The manufacturer does this by performing a shitload of (standard) measurements using a well characterized 'reference'.
They get a bunch of different squigly's and average them out. This is the 'average' of the filters used and is offered as 'compensation'.
The idea behind this is that all similar performing DAC's measured on that device have a very similar response but not the same. The average is all that is available.
Now... with speakers in a dead room at 1 single standard position this works fairly well and the guy altering the filters only adjusts the filters slightly.
No one likes to listen in a dead room nor do they own one. Such a speaker sounds different in a 'standard' room (which differs from your own room with 100% certainty)
So people measure how the overall 'tonal balance' changes and correlate that with what they hear.
Then they do the same but with headphones measured on an 'uncertain' device.
The researchers give people so 'filters' they think should be 'correct' ones needed to make the sound they like.
They find settings that differ within a range. They select an average (probably by excluding outliers and averaging the medians) and arrive to EQ needed to mimic the flat measuring speaker in a room.
To me that EQ opposite the sound of the speaker measured in the dead room is the 'Harman target'. That's what needs to be done to the 'flat in the dead room' device.
The 'flat in the dead room device' is the equivalent of the DAC measurement device with the changing filters + the 'average' compensation they found.
To make that sound good (preferred by the majority of people, not universally nor everyone) that 'found and averaged EQ' needs to be added to result of the not so trustworthy measurement device in order to come to a squigly that has a high correlation to how we would perceive a good speaker in a 'standard' room.
Now ... all DAC measurement device manufacturers use somewhat to substantially different filters and all also arrive at some 'average but not exact' compensations.
The 'Harman target' (the found average EQ) is always the same.
The result is the 'raw measured squigly' differs on all DAC measurement devices and adds the 'Harman target' to it in order to arrive at the 'most ideal sound'.
For this reason (the DAC measurement devices manufacturers that all add the same 'Harman target' end up with different raw squigly's and
attempt to use an 'average' filter response they found.
All these manufacturers make something that use a 'standard' DAC and manufacturers of the DAC measurement gear do their best to get the guy, that sets the filters in a random way, to set the filters in a specific way so that when that DAC is used the results (DAC + alteration + compensation) shows a 'flat' response (an agreed upon (standard) speaker in the dead room at the same distance) and add the 'Harman correction' to it and say.... this is industry standard.
And indeed when the measurement gear from manufacturer A goes to the manufacturer B the results are remarkably similar on the same exact conditions (DAC).
Yet... secretly the guy that comes with the DAC measurement gear, as soon as another DAC is measured (different HP, different conditions) is allowed to play with the filter settings at will.

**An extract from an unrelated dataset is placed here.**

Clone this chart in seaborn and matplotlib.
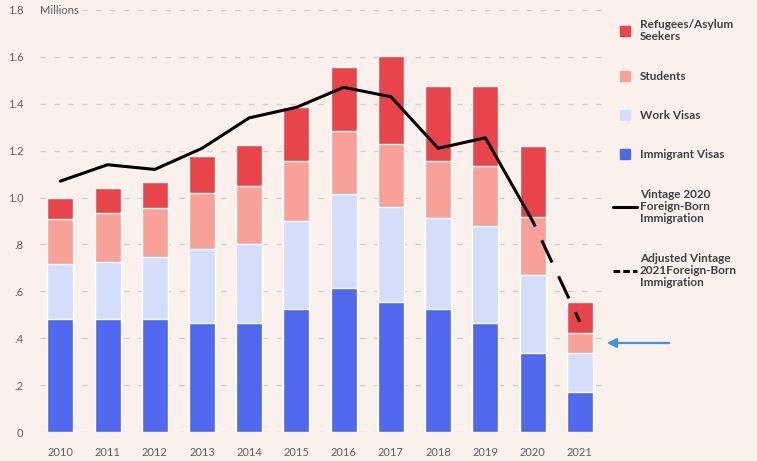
import numpy as np
import pandas as pd
import matplotlib
matplotlib.use("Agg")
import matplotlib.pyplot as plt
import matplotlib.lines as mlines
import seaborn as sns

# values in millions
years = ['2010', '2011', '2012', '2013', '2014', '2015',
         '2016', '2017', '2018', '2019', '2020', '2021']
immigrant_visas = [0.48, 0.48, 0.48, 0.465, 0.465, 0.525, 0.615, 0.555, 0.525, 0.465, 0.337, 0.17]
work_visas = [0.235, 0.247, 0.268, 0.314, 0.335, 0.373, 0.40, 0.406, 0.387, 0.414, 0.332, 0.167]
students = [0.195, 0.205, 0.207, 0.24, 0.25, 0.26, 0.271, 0.268, 0.246, 0.257, 0.246, 0.086]
refugees = [0.09, 0.108, 0.113, 0.16, 0.175, 0.228, 0.272, 0.376, 0.318, 0.34, 0.307, 0.132]
vintage_2020 = [1.07, 1.14, 1.12, 1.21, 1.34, 1.385, 1.47, 1.43, 1.21, 1.255, 0.9]
adjusted_2021 = [0.9, 0.47]
ytick_labels = ['0', '.2', '.4', '.6', '.8', '1.0', '1.2', '1.4', '1.6', '1.8']

series_names = ['Immigrant Visas', 'Work Visas', 'Students', 'Refugees/Asylum\nSeekers']
colors = {'Immigrant Visas': '#4F68EE', 'Work Visas': '#D4DEFA',
          'Students': '#F7A198', 'Refugees/Asylum\nSeekers': '#E8444A'}
BG = '#FBF1EC'
TXT = '#5f6168'

df = pd.DataFrame({'year': years, 'Immigrant Visas': immigrant_visas,
                   'Work Visas': work_visas, 'Students': students,
                   'Refugees/Asylum\nSeekers': refugees})
cum = df[series_names].cumsum(axis=1)
cum['year'] = df['year']

sns.set_theme(style="white")
plt.rcParams['font.family'] = ['Lato', 'DejaVu Sans']

fig = plt.figure(figsize=(7.57, 4.61), dpi=100, facecolor=BG)
ax = fig.add_axes([40 / 757, 1 - 432 / 461, (603 - 40) / 757, 422 / 461])
ax.set_facecolor(BG)

# horizontal dashed grid, under the bars
yt = np.arange(0, 1.81, 0.2)
for v in yt:
    ax.axhline(v, color='#d2cecb', lw=1.0, ls=(0, (4, 6)), zorder=0)

# stacked bars: draw cumulative totals from top to bottom
for name in reversed(series_names):
    sns.barplot(data=cum, x='year', y=name, order=years, color=colors[name],
                width=0.55, saturation=1, ax=ax, zorder=2)

# foreign-born immigration lines
sns.lineplot(x=years[:11], y=vintage_2020, color='black', lw=2.2,
             ax=ax, zorder=3, sort=False)
sns.lineplot(x=years[10:], y=adjusted_2021, color='black', lw=2.2,
             ax=ax, zorder=3, sort=False)
ax.lines[-1].set_linestyle((6, (8, 5)))

ax.set_xlim(-0.43, 11.49)
ax.set_ylim(0, 1.8)
ax.set_xlabel('')
ax.set_ylabel('')
ax.set_yticks(yt)
ax.set_yticklabels(ytick_labels)
ax.tick_params(axis='both', length=0, labelsize=8, labelcolor=TXT)
ax.tick_params(axis='y', pad=12)
ax.tick_params(axis='x', pad=11)
sns.despine(ax=ax, left=True, bottom=True)

ax.text(0.0, 1.8, 'Millions', transform=ax.get_yaxis_transform(),
        fontsize=8, color=TXT, va='center', ha='left')

# legend
legend_labels = ['Refugees/Asylum\nSeekers', 'Students', 'Work Visas', 'Immigrant Visas']
handles = [mlines.Line2D([], [], color=colors[n], marker='s', ls='', markersize=7.5, label=n)
           for n in legend_labels]
handles += [mlines.Line2D([], [], color='black', lw=2.2,
                          label='Vintage 2020\nForeign-Born\nImmigration'),
            mlines.Line2D([], [], color='black', lw=2.2, ls=(0, (2.2, 1)),
                          label='Adjusted Vintage\n2021Foreign-Born\nImmigration')]
leg = fig.legend(handles=handles, loc='upper left', bbox_to_anchor=(613 / 757, 1 - 19 / 461),
                 frameon=False, fontsize=8.5, labelspacing=2.4, handlelength=2.0,
                 handletextpad=0.25, borderaxespad=0, borderpad=0)
for t in leg.get_texts():
    t.set_color('#3e414a')
    t.set_fontweight('bold')
    t.set_linespacing(1.15)

# blue arrow pointing at the 2021 bar
ax.annotate('', xy=(604 / 757, 1 - 343 / 461), xytext=(672 / 757, 1 - 343 / 461),
            xycoords='figure fraction', textcoords='figure fraction',
            arrowprops=dict(arrowstyle='-|>', color='#4A8FE3', lw=1.6, mutation_scale=14))

fig.savefig('out.png', dpi=100, facecolor=BG)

So while the 'standard' DAC measures a nearly perfect response (after the compensation) it won't be the case with other DACs. Some are closer than others yet... we don't really know which it is as the guy changing the settings keeps it to himself.

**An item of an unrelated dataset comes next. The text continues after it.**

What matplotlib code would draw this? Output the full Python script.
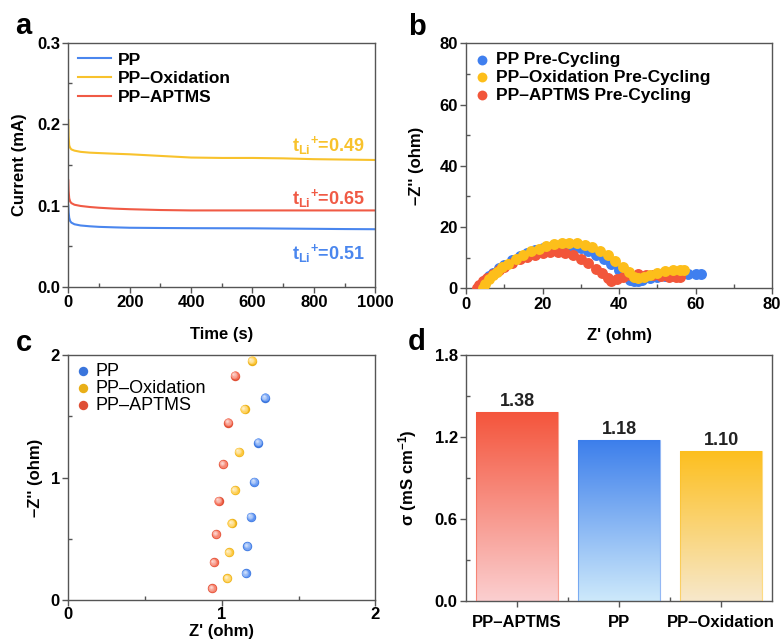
import numpy as np
import matplotlib
matplotlib.use("Agg")
import matplotlib.pyplot as plt
import matplotlib.transforms as mtransforms
from matplotlib.colors import to_rgb, LinearSegmentedColormap
from matplotlib.ticker import MultipleLocator, FixedLocator

plt.rcParams["font.family"] = ["Liberation Sans", "DejaVu Sans"]
plt.rcParams["font.weight"] = "bold"
plt.rcParams["axes.labelweight"] = "bold"
plt.rcParams["mathtext.fontset"] = "custom"
plt.rcParams["mathtext.rm"] = "Liberation Sans:bold"
plt.rcParams["mathtext.bf"] = "Liberation Sans:bold"
plt.rcParams["mathtext.it"] = "Liberation Sans:bold"

BLUE = "#4A86EE"
YELLOW = "#F8C22C"
RED = "#F05A45"
SPINE = "#555555"

# ---- panel a: chronoamperometry
time_s = [0, 1, 3, 6, 10, 20, 40, 70, 100, 150, 200, 300, 400, 500, 600, 700, 800, 900, 1000]
cur_pp = [0.100, 0.092, 0.085, 0.081, 0.079, 0.077, 0.0755, 0.0745, 0.0738, 0.0732, 0.0727,
          0.0724, 0.0722, 0.0721, 0.0720, 0.0717, 0.0714, 0.0711, 0.0709]
cur_ox = [0.205, 0.185, 0.174, 0.171, 0.169, 0.1675, 0.166, 0.165, 0.1645, 0.1637, 0.163,
          0.161, 0.159, 0.1585, 0.1585, 0.158, 0.157, 0.1565, 0.156]
cur_ap = [0.131, 0.118, 0.109, 0.105, 0.103, 0.101, 0.0995, 0.0982, 0.0973, 0.0962, 0.0955,
          0.0945, 0.0940, 0.0940, 0.0940, 0.0940, 0.0940, 0.0940, 0.0940]
t_li = {"PP": "0.51", "PP–Oxidation": "0.49", "PP–APTMS": "0.65"}

# ---- panel b: Nyquist pre-cycling
zr_pp = [3.5, 4, 5, 6, 7, 8.5, 10, 12, 14, 16, 18, 20, 22, 24, 26, 28, 30, 32, 34, 36, 38, 40,
         41.5, 43, 44, 45, 46, 48, 50, 52, 54, 56, 58, 60, 61.5]
zi_pp = [0, 1.2, 2.8, 4.0, 5.1, 6.5, 7.7, 9.1, 10.4, 11.5, 12.4, 13.1, 13.6, 13.9, 13.9, 13.6,
         13.0, 12.2, 11.0, 9.6, 7.9, 5.8, 4.2, 2.8, 2.2, 2.4, 2.8, 3.2, 3.6, 3.9, 4.1, 4.3, 4.5,
         4.6, 4.6]
zr_ox = [4.5, 5, 6, 7, 8, 9.5, 11, 13, 15, 17, 19, 21, 23, 25, 27, 29, 31, 33, 35, 37, 39, 41,
         42.5, 44, 45, 46.5, 48, 50, 52, 54, 56, 57]
zi_ox = [0, 1.5, 3.0, 4.3, 5.4, 6.8, 8.0, 9.6, 10.9, 12.0, 12.9, 13.7, 14.3, 14.7, 14.9, 14.7,
         14.2, 13.4, 12.3, 10.8, 9.0, 6.9, 5.2, 3.6, 3.3, 3.8, 4.4, 5.0, 5.5, 5.8, 6.0, 6.1]
zr_ap = [3, 3.5, 4.5, 5.5, 7, 8.5, 10, 12, 14, 16, 18, 20, 22, 24, 26, 28, 30, 32, 34, 35.5, 37,
         38, 39.5, 41, 43, 45, 47, 49, 51, 53, 55, 56]
zi_ap = [0, 1.0, 2.3, 3.4, 4.7, 5.9, 7.0, 8.3, 9.4, 10.3, 11.0, 11.5, 11.8, 11.8, 11.5, 10.8,
         9.7, 8.2, 6.4, 5.0, 3.3, 2.5, 3.0, 3.6, 4.2, 4.5, 4.4, 4.2, 4.0, 3.8, 3.6, 3.5]

# ---- panel c: high-frequency zoom
c_pp_x = [1.157, 1.167, 1.189, 1.211, 1.239, 1.283]
c_pp_y = [0.218, 0.441, 0.680, 0.966, 1.287, 1.654]
c_ox_x = [1.037, 1.046, 1.065, 1.085, 1.111, 1.148, 1.196]
c_ox_y = [0.177, 0.389, 0.626, 0.898, 1.211, 1.559, 1.956]
c_ap_x = [0.937, 0.948, 0.963, 0.980, 1.009, 1.043, 1.085]
c_ap_y = [0.095, 0.307, 0.539, 0.811, 1.110, 1.450, 1.834]

# ---- panel d: ionic conductivity
bar_names = ["PP–APTMS", "PP", "PP–Oxidation"]
sigma = [1.38, 1.18, 1.10]
bar_top = ["#F4553C", "#3C7EEB", "#FDBF1E"]
bar_bot = ["#FBCFD0", "#CDE9FB", "#F7E8CB"]


def style(ax):
    for sp in ax.spines.values():
        sp.set_color(SPINE)
        sp.set_linewidth(1.0)
    ax.tick_params(which="major", direction="out", length=4, width=1, color=SPINE,
                   labelsize=12, pad=2)
    ax.tick_params(which="minor", direction="in", length=3, width=1, color=SPINE)
    for lab in ax.get_xticklabels() + ax.get_yticklabels():
        lab.set_fontweight("bold")


fig = plt.figure(figsize=(7.84, 6.39), dpi=100)
ax_a = fig.add_axes([0.0871, 0.551, 0.3916, 0.382])
ax_b = fig.add_axes([0.5944, 0.549, 0.3903, 0.383])
ax_c = fig.add_axes([0.0871, 0.061, 0.3916, 0.383])
ax_d = fig.add_axes([0.5944, 0.0595, 0.3903, 0.385])

# a
ax_a.plot(time_s, cur_pp, color=BLUE, lw=1.5, label="PP")
ax_a.plot(time_s, cur_ox, color=YELLOW, lw=1.5, label="PP–Oxidation")
ax_a.plot(time_s, cur_ap, color=RED, lw=1.5, label="PP–APTMS")
ax_a.set_xlim(0, 1000)
ax_a.set_ylim(0, 0.3)
ax_a.xaxis.set_major_locator(MultipleLocator(200))
ax_a.xaxis.set_minor_locator(MultipleLocator(100))
ax_a.yaxis.set_major_locator(MultipleLocator(0.1))
ax_a.yaxis.set_minor_locator(MultipleLocator(0.05))
ax_a.set_xlabel("Time (s)", fontsize=12)
ax_a.set_ylabel("Current (mA)", fontsize=12)
ax_a.xaxis.set_label_coords(0.5, -0.165)
ax_a.yaxis.set_label_coords(-0.135, 0.5)
ax_a.legend(loc="upper left", frameon=False, prop={"size": 12.5, "weight": "bold"},
            handlelength=1.9, labelspacing=0.2, borderaxespad=0.15, handletextpad=0.4)
for name, col, yv in [("PP–Oxidation", YELLOW, 0.174), ("PP–APTMS", RED, 0.109),
                      ("PP", BLUE, 0.041)]:
    ax_a.text(965, yv, r"$\mathregular{t_{Li}}^{\mathregular{+}}$=" + t_li[name], color=col,
              fontsize=13, fontweight="bold", ha="right", va="center")
style(ax_a)

# b
ax_b.scatter(zr_pp, zi_pp, s=62, color="#3F7FEF", lw=0, label="PP Pre-Cycling", zorder=3)
ax_b.scatter(zr_ap, zi_ap, s=62, color="#F2563A", lw=0, label="PP–APTMS Pre-Cycling", zorder=4)
ax_b.scatter(zr_ox, zi_ox, s=62, color="#FDBE1A", lw=0, label="PP–Oxidation Pre-Cycling", zorder=5)
ax_b.set_xlim(0, 80)
ax_b.set_ylim(0, 80)
ax_b.xaxis.set_major_locator(MultipleLocator(20))
ax_b.xaxis.set_minor_locator(MultipleLocator(10))
ax_b.yaxis.set_major_locator(MultipleLocator(20))
ax_b.yaxis.set_minor_locator(MultipleLocator(10))
ax_b.set_xlabel("Z' (ohm)", fontsize=12)
ax_b.set_ylabel("–Z'' (ohm)", fontsize=12)
ax_b.xaxis.set_label_coords(0.5, -0.162)
ax_b.yaxis.set_label_coords(-0.137, 0.5)
h, l = ax_b.get_legend_handles_labels()
ax_b.legend([h[0], h[2], h[1]], [l[0], l[2], l[1]], loc="upper left", frameon=False,
            prop={"size": 12.5, "weight": "bold"}, handlelength=0.8, handletextpad=0.4,
            labelspacing=0.15, borderaxespad=0.1, markerscale=0.9)
style(ax_b)


# c
def sphere(ax, xs, ys, color, label, s=46):
    base = np.array(to_rgb(color))
    h = ax.scatter(xs, ys, s=s, color=base * 0.92, lw=0, zorder=3, label=label)
    n = 6
    for i in range(1, n):
        f = i / (n - 1)
        c = base * (1 - 0.75 * f) + 0.75 * f
        off = mtransforms.offset_copy(ax.transData, fig=fig, x=-1.0 * f, y=1.0 * f,
                                      units="points")
        ax.scatter(xs, ys, s=s * (1 - 0.9 * f) ** 1.3, color=c, lw=0, transform=off,
                   zorder=3 + i)
    return h


sphere(ax_c, c_pp_x, c_pp_y, "#3F7FEF", "PP")
sphere(ax_c, c_ox_x, c_ox_y, "#FDBE1A", "PP–Oxidation")
sphere(ax_c, c_ap_x, c_ap_y, "#F2563A", "PP–APTMS")
ax_c.set_xlim(0, 2)
ax_c.set_ylim(0, 2)
ax_c.xaxis.set_major_locator(MultipleLocator(1))
ax_c.xaxis.set_minor_locator(MultipleLocator(0.5))
ax_c.yaxis.set_major_locator(MultipleLocator(1))
ax_c.yaxis.set_minor_locator(MultipleLocator(0.5))
ax_c.set_xlabel("Z' (ohm)", fontsize=12)
ax_c.set_ylabel("–Z'' (ohm)", fontsize=12)
ax_c.xaxis.set_label_coords(0.5, -0.1)
ax_c.yaxis.set_label_coords(-0.082, 0.5)
ax_c.legend(loc="upper left", frameon=False, prop={"size": 13, "weight": "normal"},
            handlelength=0.8, handletextpad=0.3, labelspacing=0.0, borderaxespad=0.1,
            borderpad=0.3)
style(ax_c)
ax_c.tick_params(axis="x", which="major", pad=1)

# d
grad = np.linspace(0, 1, 256)[:, None]
for i, v in enumerate(sigma):
    bar = ax_d.bar(i, v, width=0.8, color="none", edgecolor=bar_top[i], lw=0.8, zorder=3,
                   alpha=0.55)
    cmap = LinearSegmentedColormap.from_list("g%d" % i, [bar_bot[i], bar_top[i]])
    im = ax_d.imshow(grad, extent=[i - 0.4, i + 0.4, 0, v], origin="lower", cmap=cmap,
                     aspect="auto", zorder=2)
    im.set_clip_path(bar[0])
    ax_d.text(i, v + 0.015, "%.2f" % v, ha="center", va="bottom", fontsize=13,
              fontweight="bold", color="#222222")
ax_d.set_xlim(-0.5, 2.5)
ax_d.set_ylim(0, 1.8)
ax_d.set_xticks(range(len(bar_names)))
ax_d.set_xticklabels(bar_names)
ax_d.xaxis.set_minor_locator(FixedLocator([0.5, 1.5]))
ax_d.yaxis.set_major_locator(MultipleLocator(0.6))
ax_d.yaxis.set_minor_locator(MultipleLocator(0.3))
ax_d.yaxis.set_major_formatter(matplotlib.ticker.FormatStrFormatter("%.1f"))
ax_d.set_ylabel(r"σ (mS cm$^{\mathregular{-1}}$)", fontsize=12)
ax_d.yaxis.set_label_coords(-0.153, 0.5)
style(ax_d)
ax_d.tick_params(axis="x", which="major", pad=6)

for letter, x, y in [("a", 23, 26), ("b", 417, 27), ("c", 24, 343), ("d", 417, 342)]:
    fig.text(x / 784, 1 - y / 639, letter, fontsize=21, fontweight="bold", ha="center",
             va="center")

fig.savefig("out.png", dpi=100)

That's why the 'Harman target + correction curve' (often referred to as 'THE Harman curve) is a fine 'starting point' but there IS an uncertainty we do not know and that could be substantial (dB's) at different frequencies.
So I agree with this:
I think it makes sense to EQ headphones accurately to the Harman Curve as a starting point in EQ
It does make sense. What I am trying to convey here is that the 'Harman curve' is not the exact curve to follow for each headphone when the goal is to get 'perfect sound quality' and that 'average' line we see and love in all the plots of the 'raw squigly' is not necessarily 'correct' as in 'exact'.
Trying to get 'close to that average' in general will bring the tonal balance closer to what has been found in the research (in this case Harman).
Now consider that aside from the guy that secretly operates the filters and the 'Harman EQ' being added there is a second guy playing with, yet again, a different set of filters that have some resemblance to the ones used in the DAC measurement device also plays with his filters (your ear canal, pinna) and there is an automated device (your brain) inside your head 'undoing' that second guy's filtering based on an ever (slowly) changing reference that is based on perception of real sounds around you.
This means... headphone measurements and actual perception does have some but not an exact correlation (2 sets of filters and one 'correction' being fixed and the other semi fixed') it is a mess and the 'somewhat randomized and highly averaged measurement' squigly in-between the DAC and brain is not an 'exact' one. It is merely an indication.
Some are more accurate than others within a certain (limited) frequency range.
So don't put too much faith in a highly averaged correction + EQ 'line' as being holy and final. It isn't but understand most people assume it is (has to be).
Headphone measurements are indicative
at best. It is not as accurate as measuring a DAC without any, not accurately compensation-able filters between it.
So the 'THE Harman curve' for a specific HATS or other fixture is also just 'an average and far from exact to be followed' curve.
That is the point I am trying to get across. Not to discredit standards, nor to question Harman's research. Just that 'folllowing THE Harman curve' and an EQ based on that particular fixture, while at least giving improvements over none (in most cases) does not mean the result is 'exactly' correct. Most likely it isn't even though a nice plot shows it is based on potentially not correct 'measurements'.